А вот местную кайпиринью отлично делают и в Фуншале, и в некоторых барах Камары-де-Лобуш (но не во всех). Я недавно был свидетелем жаркого спора двух местных знатоков на тему: насколько мадерьянский вариант отличается от бразильского? Пришли к компромиссному выводу, что идея напитка пришла из-за океана, но местная версия все же иная. Во-первых, используется мадерьянская агварденте, а не кашаса. Во-вторых, что еще более существенно, вместо лайма – мадерьянский кисловатый лимон. Ну, толченый лед есть толченый лед, и тростниковый сахар тоже от бразильского не отличишь. Но вот если в баре вам предложат напиток под названием кайпирошка, то знайте: там вместо агварденте в ход идет русская водка! А все остальное – то же самое…

В общем, много чего интересного можно отведать в барах города… Но вот только главный напиток Мадейры здесь пить не советую, это надо делать совсем в других местах.

Увы, из многих сотен или даже тысяч особей когда-то многочисленной колонии тюленей-монахов, обитавших раньше на острове, теперь осталось жалкое число – то ли 23, то ли 24. Я слышал, что многие ихтиологи и зоологи просто спят и видят, как бы на тот остров попасть (а сделать это непросто – заповедная зона). Один приезжал из России, говорил общим знакомым: ведь это не просто абы какие тюлени, или морские котики, или моржи – это же монахи, или белобрюхие, черт возьми! Для специалиста увидеть таких с близкого расстояния – и можно умирать. Не знаю, повидал ли он этих красавцев. Надеюсь, что повидал – и все-таки остался жить дальше.
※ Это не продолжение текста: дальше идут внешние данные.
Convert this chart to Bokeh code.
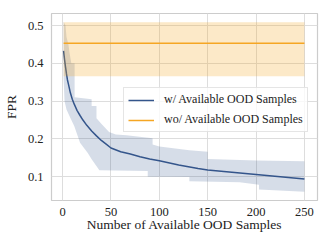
from bokeh.plotting import figure
from bokeh.models import Legend, LegendItem, FixedTicker, Range1d
from bokeh.embed import file_html
from bokeh.resources import INLINE

# ---- data ----
x_line = [1, 2, 3, 4, 5, 6, 8, 10, 12, 15, 18, 21, 25, 30, 35, 40, 45, 50,
          60, 70, 80, 90, 100, 120, 140, 150, 175, 200, 225, 250]
y_line = [0.433, 0.41, 0.39, 0.372, 0.356, 0.345, 0.322, 0.305, 0.292, 0.275,
          0.262, 0.25, 0.236, 0.221, 0.208, 0.196, 0.186, 0.176,
          0.166, 0.160, 0.153, 0.147, 0.142, 0.131, 0.122, 0.118, 0.112,
          0.106, 0.100, 0.094]

x_up = [1, 3, 4, 6, 7, 9, 12.4, 12.4, 30, 30, 35, 35, 40, 48, 55, 66, 93, 93,
        100, 131, 150, 150, 200, 250]
y_up = [0.51, 0.50, 0.47, 0.45, 0.43, 0.40, 0.40, 0.31, 0.305, 0.287, 0.287,
        0.255, 0.24, 0.218, 0.212, 0.210, 0.202, 0.185,
        0.180, 0.170, 0.166, 0.147, 0.143, 0.141]

x_lo = [1, 2, 4, 9, 12, 18, 26, 30, 38, 88, 88, 131, 131, 183, 203, 203, 250]
y_lo = [0.36, 0.30, 0.278, 0.25, 0.234, 0.19, 0.163, 0.146, 0.117, 0.115,
        0.100, 0.099, 0.088, 0.085, 0.079, 0.066, 0.060]

x_wo = [1, 250]
y_wo = [0.453, 0.453]
y_wo_lo = [0.366, 0.366]
y_wo_hi = [0.509, 0.509]

x_ticks = [0, 50, 100, 150, 200, 250]
y_ticks = [0.1, 0.2, 0.3, 0.4, 0.5]

BLUE = "#34558b"
ORANGE = "#f5a623"
FONT = "Liberation Serif"

p = figure(frame_width=266, frame_height=187, output_backend="svg",
           toolbar_location=None,
           x_range=Range1d(-11.5, 263.5), y_range=Range1d(0.037, 0.532),
           min_border_left=43, min_border_right=4, min_border_top=13,
           min_border_bottom=34)

band_x = x_up + x_lo[::-1]
band_y = y_up + y_lo[::-1]
p.patch(band_x, band_y, fill_color=BLUE, fill_alpha=0.2, line_color=None)
r_blue = p.line(x_line, y_line, line_color=BLUE, line_width=1.5)

p.varea(x=x_wo, y1=y_wo_lo, y2=y_wo_hi, fill_color=ORANGE, fill_alpha=0.25)
r_or = p.line(x_wo, y_wo, line_color=ORANGE, line_width=1.5)

p.xaxis.ticker = FixedTicker(ticks=x_ticks)
p.yaxis.ticker = FixedTicker(ticks=y_ticks)
for ax in (p.xaxis, p.yaxis):
    ax.axis_line_color = None
    ax.major_tick_line_color = None
    ax.minor_tick_line_color = None
    ax.major_tick_out = 0
    ax.major_tick_in = 0
    ax.minor_tick_out = 0
    ax.major_label_text_font = FONT
    ax.major_label_text_font_size = "12.5px"
    ax.major_label_text_color = "#222222"
    ax.axis_label_text_font = FONT
    ax.axis_label_text_font_size = "13.5px"
    ax.axis_label_text_font_style = "normal"
    ax.axis_label_text_color = "#222222"
p.xaxis.axis_label = "Number of Available OOD Samples"
p.yaxis.axis_label = "FPR"
p.xaxis.major_label_standoff = 7
p.yaxis.major_label_standoff = 8
p.xaxis.axis_label_standoff = -2
p.yaxis.axis_label_standoff = 6

p.xgrid.grid_line_color = "#dddddd"
p.ygrid.grid_line_color = "#dddddd"
p.xgrid.ticker = FixedTicker(ticks=x_ticks)
p.ygrid.ticker = FixedTicker(ticks=y_ticks)
p.outline_line_color = "#cccccc"
p.outline_line_width = 1.2

legend = Legend(items=[LegendItem(label="w/ Available OOD Samples", renderers=[r_blue]),
                       LegendItem(label="wo/ Available OOD Samples", renderers=[r_or])],
                location=(72, 68))
legend.label_text_font = FONT
legend.label_text_font_size = "12px"
legend.label_text_color = "#222222"
legend.glyph_width = 26
legend.glyph_height = 12
legend.label_height = 12
legend.label_standoff = 10
legend.spacing = 5
legend.padding = 4
legend.margin = 0
legend.border_line_color = "#cccccc"
legend.background_fill_alpha = 0.8
p.add_layout(legend, "center")

open("out.html", "w").write(file_html(p, INLINE))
Кстати, наблюдающие тюленей зоологи утверждают, что вроде бы (тьфу, тьфу, тьфу!) дело пошло на поправку, численность колонии растет. В 1988 году монахов оставалось только шесть. Теперь – все же в четыре раза больше.

Одна из проблем состоит в том, что беременные самки отправляются рожать и вскармливать потомство в подводные пещеры. Пещеры эти надежно укрывают их от людей или акул, но не от штормов. А по печальному совпадению главный (хоть и не единственный) сезон для появления потомства – октябрь и ноябрь, как раз время наиболее частых бурь в этих широтах, и много детенышей погибает. А ведь когда-то, пока не встретились на пути монахов жадные хомо сапиенсы, пещеры не нужны были, все происходило прямо в бухте, на пляже можно сказать.

Но вот недавно пришла отрадная новость: были замечены случаи по крайней мере лактации (то есть кормления материнским молоком) прямо на берегу одного из островов Дезерташ под открытым небом. Значит, страх перед человеком уходит. И, соответственно, появился шанс, что этот редкий зверек (ну да, малыш, весом в 300 кг!) будет спасен. Мадерьянские ихтиологи и экологи очень этим гордятся, и правильно делают.